Planning for War (and Whatnot)

In my response to Bush’s UN speech, I welcomed his desire to address the human rights violations occurring in Iraq, but did so knowing that he was only paying lip-service to those very real problems for rhetorical and political ends. This hypocrisy is the subject of Fred Hiatt’s wonderful op-ed piece in today’s Washington Post. After detailing the abuses in North Korea and Burma (neither of which is currently scheduled for an American induced “regime change”), Hiatt concludes:

“So it is naive to think that people will link “regime change” to “brutal repression” as a regular matter anytime soon. Yet to the thousands of North Koreans who even today are scraping bark off trees or boiling grasses in an effort to survive, who are chipping coal in labor camps, who are deprived of donated American food because they are deemed insufficiently loyal to the regime, the proposition of international responsibility might not seem so outlandish.”

One day before Tony Blair is scheduled to finally reveal the mysterious dossier that will apparently prove the existence of Iraq’s weapons of mass destruction, the Prime Minister must first convince his own cabinet that war is necessary. His international development secretary, Clare Short, voiced serious reservations yesterday, and in the process made a statement the likes of which I have yet to hear from an American politician:

“We should be ready to impose the will of the UN on them if they don’t cooperate but not by hurting the people of Iraq. We can’t inflict pain and suffering on the people of Iraq, they are innocents. Each one of them is as precious as the 3,000 people who were in the twin towers.”

Here is a really interesting Hawk/Dove breakdown of Blaire’s cabinet, including links to further information about each member.

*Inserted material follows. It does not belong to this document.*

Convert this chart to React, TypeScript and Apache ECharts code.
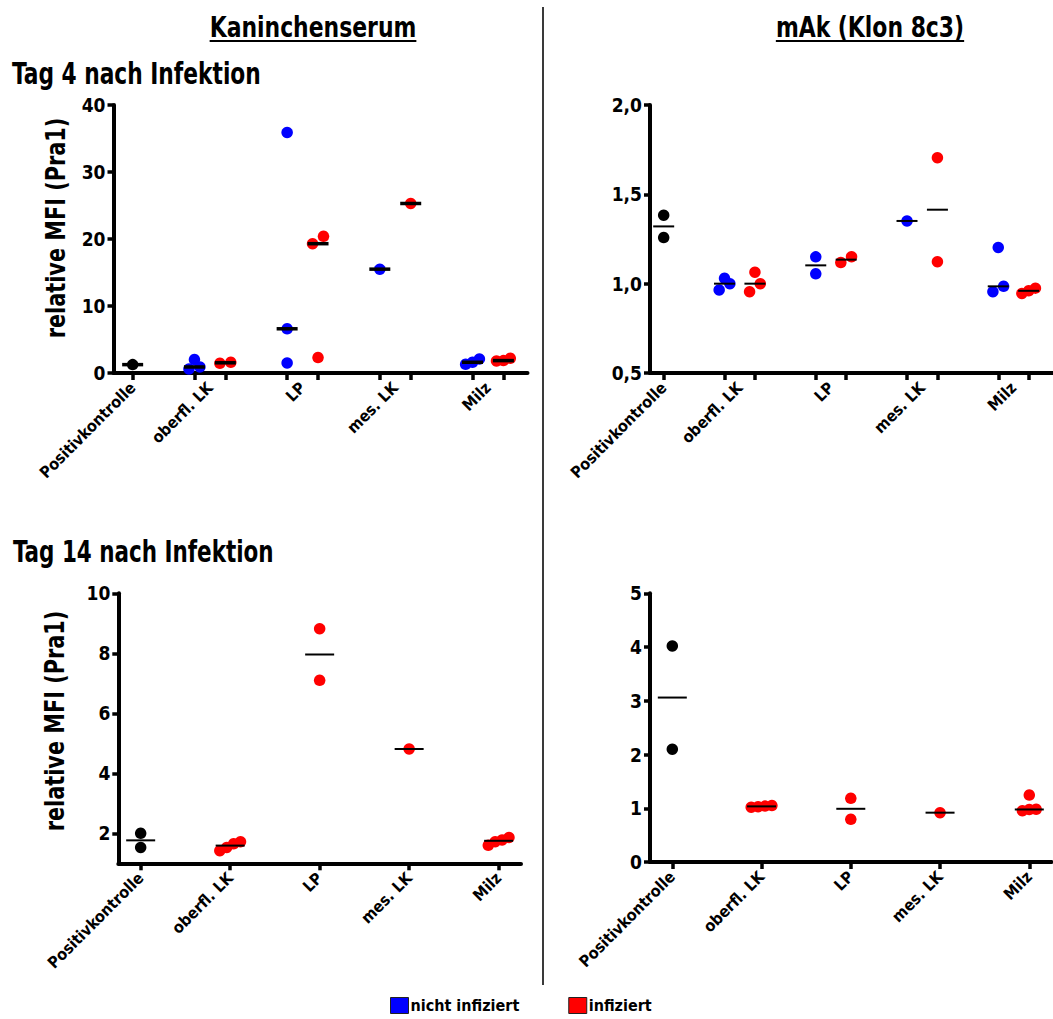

Want a preview of the upcoming war? Here is an overview of the Pentagon’s latest proposal, or, more precisely, the latest proposal shared with the press. This article feels like a sick PR piece to me, complete with the requisite double-speak from Rumsfeld. His intense bombing campaign will be an “attack on a government, not a country”; his target is the “dictatorial, repressive” Hussein: “The United States has not and never has had any problem or issue with the Iraqi people.”

When I read these articles about our precision attacks, our gung-ho bombing campaigns, I’m reminded of Michael Herr’s remembrances of his childhood, when he first saw photos of dead bodies in Life magazine:

“Even when the picture was sharp and clearly defined, something wasn’t clear at all, something repressed that monitored the images and withheld their essential information. It may have legitimized my fascination, letting me look for as long as I wanted; I didn’t have a language for it then, but I remember now the shame I felt, like looking at porn, all the porn in the world.” (Dispatches)

When he says “I remember now,” Herr is referring to his experience in Vietnam, where he saw first-hand the effects of America’s intense bombings. His porn analogy seems even more appropriate today, when technology allows us to watch a precision guided missile hitting its target from a first-person point of view. How disgusting to think that we are now made to identify not with human victims, but with the weapons that kill them. It’s Eisensteinian montage at its most perverse.